Works of Charles and Mary Lamb. VI-VII. Letters
Charles Lamb to Thomas Allsop, [24 September 1825]
MY dear Allsop—Come not near this unfortunate roof yet a while. My
disease is clearly but slowly going. Field is an excellent attendant. But Mary’s anxieties have overturned her.

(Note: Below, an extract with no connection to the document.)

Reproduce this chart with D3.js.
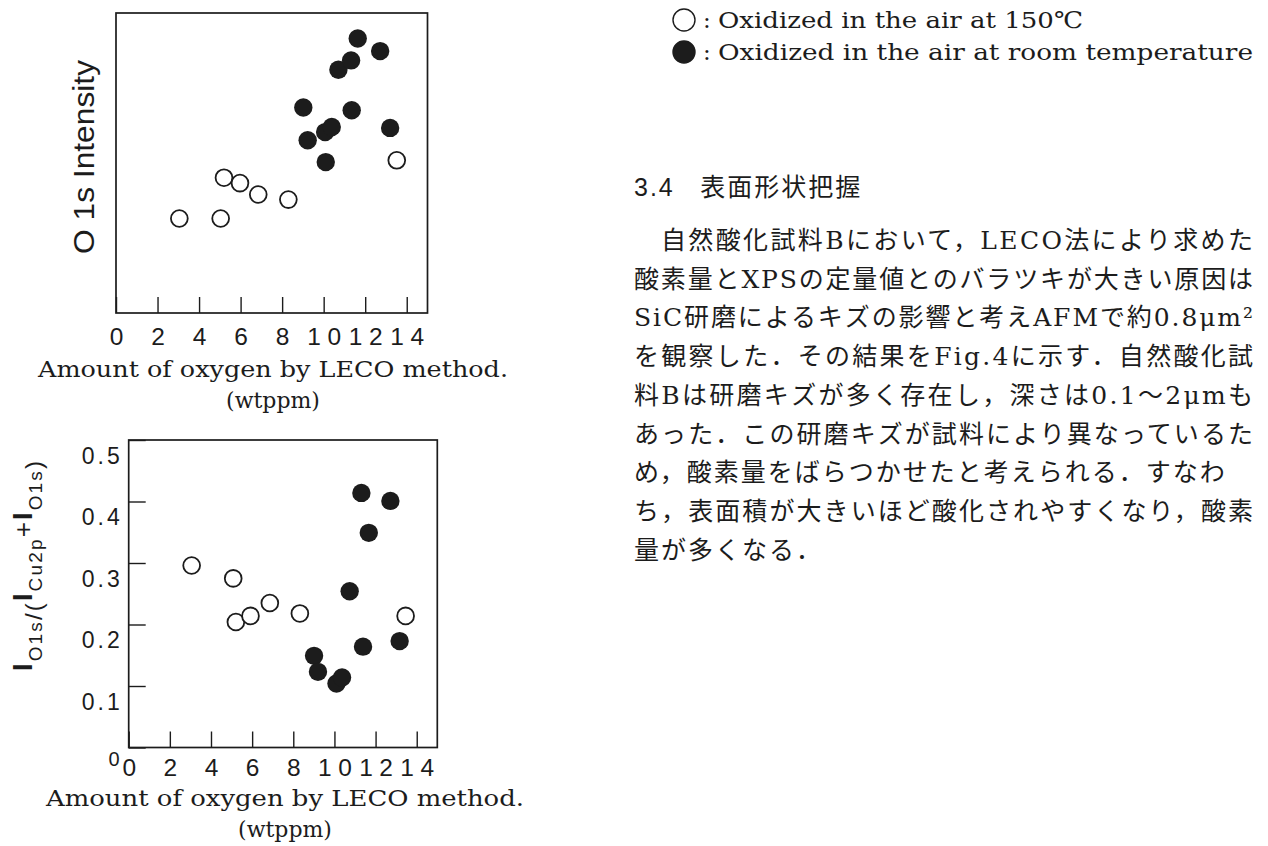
<!DOCTYPE html>
<html><head><meta charset="utf-8">
<script src="https://cdn.jsdelivr.net/npm/d3@7/dist/d3.min.js"></script>
<style>
body{margin:0;background:#fff;}
svg{display:block;}
</style></head><body>
<svg id="c" width="1268" height="846"></svg>
<script>
// ---------- data ----------
// top panel: O 1s intensity (arbitrary units) vs oxygen amount (wtppm)
const topOpenX   = [3.05, 5.04, 5.20, 5.97, 6.85, 8.30, 13.52];
const topOpenY   = [3.15, 3.15, 4.51, 4.33, 3.95, 3.78, 5.09];
const topFilledX = [9.02, 9.23, 10.07, 10.10, 10.39, 10.71, 11.32, 11.35, 11.64, 12.72, 13.20];
const topFilledY = [6.85, 5.76, 6.03, 5.03, 6.20, 8.11, 8.42, 6.76, 9.15, 8.73, 6.17];
// bottom panel: I_O1s/(I_Cu2p+I_O1s) vs oxygen amount (wtppm)
const botOpenX   = [3.06, 5.08, 5.21, 5.92, 6.86, 8.32, 13.46];
const botOpenY   = [0.296, 0.275, 0.204, 0.214, 0.235, 0.218, 0.214];
const botFilledX = [9.01, 9.20, 10.10, 10.37, 10.74, 11.31, 11.39, 11.67, 12.72, 13.17];
const botFilledY = [0.149, 0.123, 0.104, 0.114, 0.254, 0.414, 0.164, 0.349, 0.401, 0.173];
// ticks
const xTickValues = [0, 2, 4, 6, 8, 10, 12, 14];
const yTickValues = [0, 0.1, 0.2, 0.3, 0.4, 0.5];
// texts
const xTitle1 = "Amount of oxygen by LECO method.";
const xTitle2 = "(wtppm)";
const topYTitle = "O 1s Intensity";
const legendLabels = ["Oxidized in the air at 150\u2103", "Oxidized in the air at room temperature"];
const heading = ["3.4", "表面形状把握"];
const paraLines = [
  "自然酸化試料Bにおいて，LECO法により求めた",
  "酸素量とXPSの定量値とのバラツキが大きい原因は",
  "SiC研磨によるキズの影響と考えAFMで約0.8μm²",
  "を観察した．その結果をFig.4に示す．自然酸化試",
  "料Bは研磨キズが多く存在し，深さは0.1～2μmも",
  "あった．この研磨キズが試料により異なっているた",
  "め，酸素量をばらつかせたと考えられる．すなわ",
  "ち，表面積が大きいほど酸化されやすくなり，酸素",
  "量が多くなる．"
];
const paraFull = [true, true, true, true, true, true, false, true, false];

// ---------- drawing ----------
const SANS = '"Liberation Sans", Arial, sans-serif';
const SERIF = '"DejaVu Serif", serif';
const JP = '"DejaVu Serif", "Noto Sans CJK JP", sans-serif';
const INK = '#1c1c1c';
const svg = d3.select('#c');

function zip(xs, ys){ return xs.map((x,i)=>({x, y: ys[i]})); }

function panel(cfg){
  const g = svg.append('g');
  const x = d3.scaleLinear().domain([0,15]).range([cfg.left, cfg.right]);
  const y = d3.scaleLinear().domain(cfg.yDomain).range([cfg.bottom, cfg.top]);
  const xa = g.append('g').attr('transform', `translate(0,${cfg.bottom})`)
    .call(d3.axisBottom(x).tickValues(xTickValues).tickSizeInner(-16).tickSizeOuter(0)
      .tickPadding(cfg.xPad).tickFormat(d3.format('d')));
  xa.select('.domain').remove();
  xa.selectAll('line').attr('stroke', INK).attr('stroke-width', 1.4);
  xa.selectAll('text').attr('font-family', SANS).attr('font-size', 24.5)
    .attr('letter-spacing', 6.5).attr('dx', 3.25).attr('fill', INK);
  if (cfg.yAxis){
    const ya = g.append('g').attr('transform', `translate(${cfg.left},0)`)
      .call(d3.axisLeft(y).tickValues(yTickValues).tickSizeInner(-17).tickSizeOuter(0)
        .tickPadding(9).tickFormat(d => d === 0 ? '0' : d3.format('.1f')(d)));
    ya.select('.domain').remove();
    ya.selectAll('line').attr('stroke', INK).attr('stroke-width', 1.4);
    ya.selectAll('text').attr('font-family', SANS).attr('font-size', d => d === 0 ? 20 : 23)
      .attr('letter-spacing', 3).attr('dx', 3).attr('fill', INK)
      .attr('y', d => d === 0 ? 12 : 16);
  }
  g.append('rect').attr('x', x(0)).attr('y', y(cfg.yDomain[1]))
    .attr('width', x(15)-x(0)).attr('height', y(cfg.yDomain[0])-y(cfg.yDomain[1]))
    .attr('fill','none').attr('stroke', INK).attr('stroke-width', 1.7);
  g.selectAll('circle.open').data(zip(cfg.openX, cfg.openY)).join('circle')
    .attr('class','open').attr('cx', d=>x(d.x)).attr('cy', d=>y(d.y)).attr('r', 8.4)
    .attr('fill','#fff').attr('stroke', INK).attr('stroke-width', 1.8);
  g.selectAll('circle.fill').data(zip(cfg.fillX, cfg.fillY)).join('circle')
    .attr('class','fill').attr('cx', d=>x(d.x)).attr('cy', d=>y(d.y)).attr('r', 9.2)
    .attr('fill', INK);
  g.append('text').attr('x', cfg.titleCx).attr('y', cfg.titleY).attr('text-anchor','middle')
    .attr('font-family', SERIF).attr('font-size', 22).attr('fill', INK)
    .attr('textLength', cfg.titleLen).attr('lengthAdjust','spacingAndGlyphs').text(xTitle1);
  g.append('text').attr('x', cfg.titleCx).attr('y', cfg.titleY + 31).attr('text-anchor','middle')
    .attr('font-family', SERIF).attr('font-size', 22).attr('fill', INK).text(xTitle2);
  return g;
}

panel({left:116, right:427.5, top:13, bottom:313, yDomain:[0,10], xPad:15,
  openX: topOpenX, openY: topOpenY, fillX: topFilledX, fillY: topFilledY,
  titleCx: 273, titleY: 377, titleLen: 470, yAxis:false});

panel({left:128.7, right:437.3, top:440, bottom:747.5, yDomain:[0,0.5], xPad:11,
  openX: botOpenX, openY: botOpenY, fillX: botFilledX, fillY: botFilledY,
  titleCx: 285, titleY: 806, titleLen: 478, yAxis:true});

// top y title
svg.append('text').attr('transform','translate(94,157) rotate(-90)').attr('text-anchor','middle')
  .attr('font-family', SANS).attr('font-size', 30).attr('fill', INK)
  .attr('textLength', 194).attr('lengthAdjust','spacingAndGlyphs').text(topYTitle);

// bottom y title  I_O1s/(I_Cu2p+I_O1s)
const yt = svg.append('text').attr('transform','translate(32,566) rotate(-90)')
  .attr('text-anchor','middle').attr('font-family', SANS).attr('fill', INK)
  .attr('textLength', 210).attr('lengthAdjust','spacing');
const parts = [
  {t:'I', s:27, dy:0}, {t:'O1s', s:19, dy:10}, {t:'/(', s:24, dy:0},
  {t:'I', s:27, dy:-10}, {t:'Cu2p', s:19, dy:10}, {t:'+', s:26, dy:-10},
  {t:'I', s:27, dy:0}, {t:'O1s', s:19, dy:10}, {t:')', s:24, dy:0}
];
parts.forEach(p => yt.append('tspan').attr('font-size', p.s).attr('dy', p.dy)
  .attr('font-weight', p.t==='I' ? 'bold' : 'normal').text(p.t));

// legend
const lg = svg.append('g');
[0,1].forEach(i => {
  const cy = i === 0 ? 20 : 52;
  lg.append('circle').attr('cx', 684).attr('cy', cy).attr('r', 11)
    .attr('fill', i === 0 ? '#fff' : INK).attr('stroke', INK).attr('stroke-width', 1.4);
  lg.append('text').attr('x', 703).attr('y', cy + 7.5).attr('font-family', SERIF)
    .attr('font-size', 23).attr('fill', INK).text(':');
  lg.append('text').attr('x', 718).attr('y', cy + 7.5).attr('font-family', SERIF)
    .attr('font-size', 23).attr('fill', INK)
    .attr('textLength', i === 0 ? 365 : 535).attr('lengthAdjust','spacingAndGlyphs')
    .text(legendLabels[i]);
});

// heading & paragraph
const tx0 = 634, tx1 = 1255, pitch = (tx1 - tx0) / 23;
const hd = svg.append('text').attr('x', tx0).attr('y', 196).attr('fill', INK).attr('font-size', 25);
hd.append('tspan').attr('font-family', SANS).attr('letter-spacing', 2).text(heading[0]);
hd.append('tspan').attr('x', tx0 + 2.45*pitch).attr('font-family', JP).attr('letter-spacing', 2).text(heading[1]);

paraLines.forEach((line, i) => {
  const x0 = i === 0 ? tx0 + pitch : tx0;
  const t = svg.append('text').attr('x', x0).attr('y', 249 + i*38.7)
    .attr('font-family', JP).attr('font-size', 25).attr('fill', INK)
    .attr('letter-spacing', 2).text(line);
  if (paraFull[i]) t.attr('textLength', tx1 - x0).attr('lengthAdjust', 'spacing');
});
</script>
</body></html>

1825 | “HERE HE IS—THE ASS” | 695 |
She has her old
Miss James with her, without whom I
should not feel a support in the world. We keep in separate apartments, and
must weather it. Let me know all of your healths. Kindest love to Mrs. Allsop.
Can you call at Mrs.
Burney 26 James Street, and tell her, & that I can see
no one here in this state. If Martin
return—if well enough, I will meet him some where, don’t let him
come.
Ann Allsop [née Dean] (d. 1877 c.)
The wife of Thomas Allsop, biographer of Coleridge, whom she married in 1824; she was a
society hostess, not the actress Fanny Alsop, daughter of Dorothy Jordan.
Thomas Allsop (1795-1880)
English silk merchant and stockbroker who was the friend and biographer of Coleridge
(1836) and a member of Charles Lamb's circle.
Martin Charles Burney (1788-1852)
The son of Admiral James Burney and nephew of Fanny Burney; he was a lawyer on the
western circuit, and a friend of Leigh Hunt, the Lambs, and Hazlitts.
Rebecca Burney [née Norton] (1799 c.-1868)
A servant who married Martin Burney in 1816; the marriage was kept secret for five years
and ended in a separation about 1830.
Henry Cromwell Field (1785-1840)
The elder brother of Barron Field; he was apothecary and physician to the Charterhouse
and an amateur artist who exhibited at the Royal Academy.
Sarah James (1843 fl.)
The daughter of a clergyman of Beguildy in Shropshire, she was a nurse at Mr. Warburton's
mental institution at Hoxton who attended Mary Lamb.
Mary Anne Lamb (1764-1847)
Sister of Charles Lamb with whom she wrote Tales from Shakespeare (1807). She lived with
her brother, having killed their mother in a temporary fit of insanity.